I currently live in the southern states of the US and it'll be 6 years here shortly. I'm a stay at home mom and I live out in the country, with that being said it can get very lonely when it's just me and my girls (ages 3 and 4). I don't have any friends nor family at all where I am, which makes the situation all the worse.
Just recently I had to get on medication to help with my anxiety and depression. I've contemplated more then once if I should take it, simply because the Lisa 5 1/2 years ago would've never needed it.
Here's some of the reasons why my spouse doesn't want to move.
1.Hes an only child and has responsibilities.
- He's getting land and three houses after his parents pass away.

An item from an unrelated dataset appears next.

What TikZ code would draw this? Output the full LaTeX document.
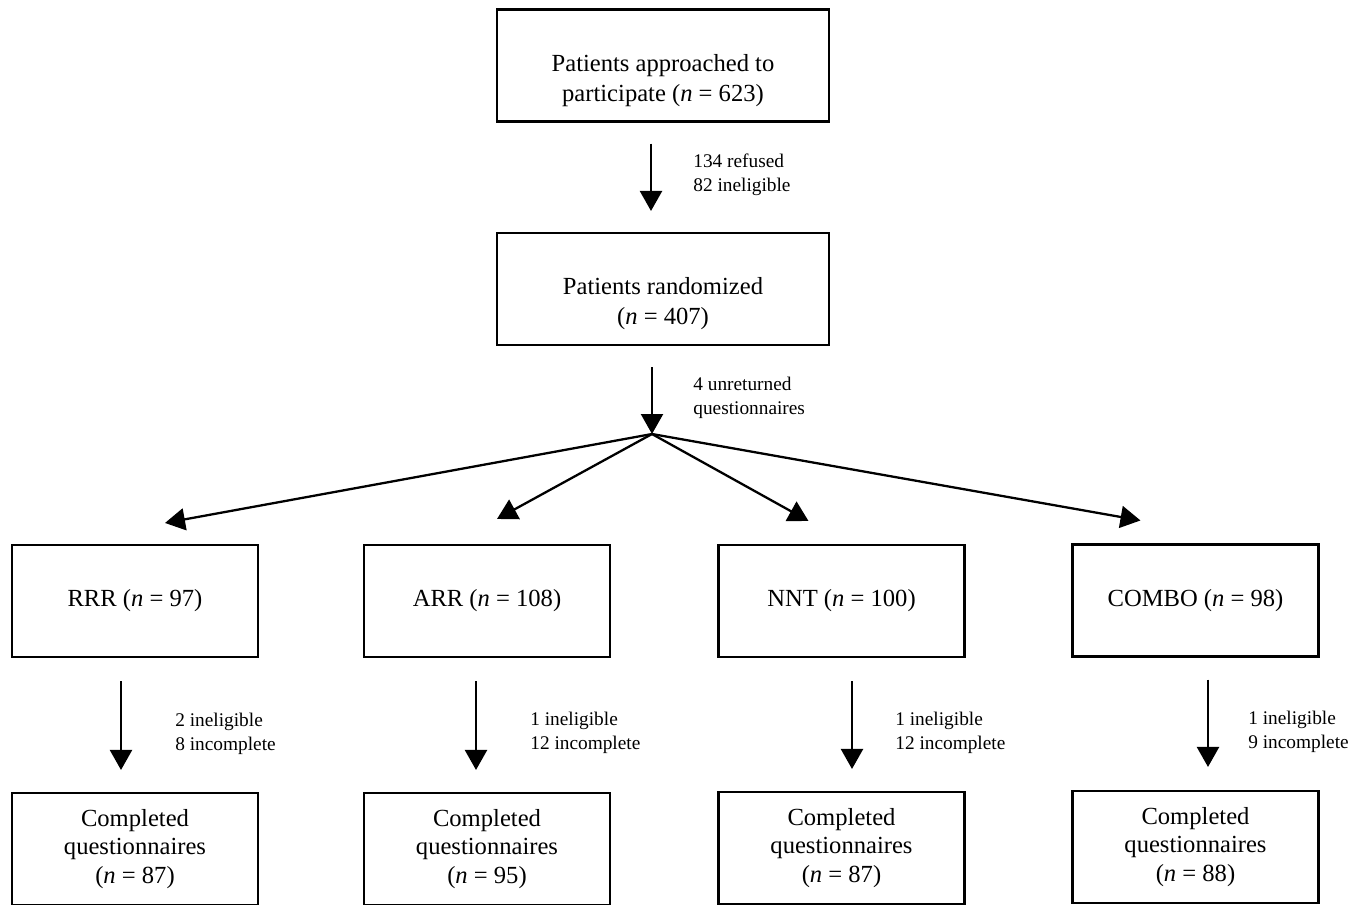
\documentclass[tikz,border=0pt]{standalone}
\usepackage{fontspec}
\setmainfont{Liberation Serif}
\usetikzlibrary{arrows.meta,positioning}
\newcommand{\ncount}[1]{(\textit{n} = #1)}

\begin{document}
\begin{tikzpicture}[x=0.02cm,y=-0.02cm,
  box/.style={draw, line width=1.2pt, minimum width=6.64cm, minimum height=2.24cm, align=center, font=\fontsize{14}{17}\selectfont, inner sep=2pt},
  armbox/.style={box, minimum width=4.92cm},
  donebox/.style={armbox, font=\fontsize{14}{16}\selectfont},
  note/.style={anchor=west, align=left, font=\fontsize{11}{13.9}\selectfont, inner sep=0pt},
  flow/.style={line width=1.3pt, -{Triangle[length=0.4cm,width=0.44cm]}}]
  \useasboundingbox (0,0) rectangle (1363,904);
  % enrolment
  \node[box, text height=43.5pt] (approached) at (663,65.5) {Patients approached to\\participate \ncount{623}};
  \node[box, text height=43.5pt] (randomized) at (663,289) {Patients randomized\\\ncount{407}};
  \coordinate (split) at (652,434);
  \draw[flow] ([shift={(-12,21)}]approached.south) -- ([shift={(-12,-21)}]randomized.north);
  \node[note] (refused) at (693,175) {134 refused\\82 ineligible};
  \draw[flow] ([shift={(-11,21)}]randomized.south) -- (split);
  \node[note] (unreturned) at (693,398) {4 unreturned\\questionnaires};
  % four arms
  \node[armbox] (rrr) at (135,601) {RRR \ncount{97}};
  \node[armbox] (arr) at (487,601) {ARR \ncount{108}};
  \node[armbox] (nnt) at (841.5,601) {NNT \ncount{100}};
  \node[armbox] (combo) at (1195.5,600.5) {COMBO \ncount{98}};
  \draw[flow] (split) -- ([shift={(30,-21)}]rrr.north);
  \draw[flow] (split) -- ([shift={(10,-25)}]arr.north);
  \draw[flow] (split) -- ([shift={(-33,-23)}]nnt.north);
  \draw[flow] (split) -- ([shift={(-55,-23)}]combo.north);
  % completed questionnaires
  \node[donebox] (donerrr) at (135,849) {Completed\\questionnaires\\\ncount{87}};
  \node[donebox] (donearr) at (487,849) {Completed\\questionnaires\\\ncount{95}};
  \node[donebox] (donennt) at (841.5,848) {Completed\\questionnaires\\\ncount{87}};
  \node[donebox] (donecombo) at (1195.5,847) {Completed\\questionnaires\\\ncount{88}};
  \draw[flow] ([shift={(-14,23)}]rrr.south) -- ([shift={(-14,-22)}]donerrr.north);
  \draw[flow] ([shift={(-11,23)}]arr.south) -- ([shift={(-11,-22)}]donearr.north);
  \draw[flow] ([shift={(10.5,23)}]nnt.south) -- ([shift={(10.5,-22)}]donennt.north);
  \draw[flow] ([shift={(12.5,22)}]combo.south) -- ([shift={(12.5,-23)}]donecombo.north);
  \node[note] (lossrrr) at (175,734) {2 ineligible\\8 incomplete};
  \node[note] (lossarr) at (530,733) {1 ineligible\\12 incomplete};
  \node[note] (lossnnt) at (895,733) {1 ineligible\\12 incomplete};
  \node[note] (losscombo) at (1248,732) {1 ineligible\\9 incomplete};
\end{tikzpicture}
\end{document}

- He says he doesn't want to leave his parents because he doesn't know who would take care of them when they get older.
I'm stuck on this. I don't know whether to feel guilty or not, both perhaps?
I've gotten to the point where I just feel numb. Whenever I get the chance I rather lay in bed. And when my spouse asks me whats wrong I just smile and saying "Nothing, why would you think somethings wrong". And continue to lie to make him believe otherwise, if not and I do tell him what's wrong he makes me feel bad about how I feel. Or gets my hopes on something that more then likely wont happen. It's a vicious cycle that ends on repeat, with ALL matters (not just the moving issue and me being homesick).
Bottom line I feel like If I don't move pretty soon and get a social life not only me but my mental health as well will probably deteriorate or, whats left of it anyways.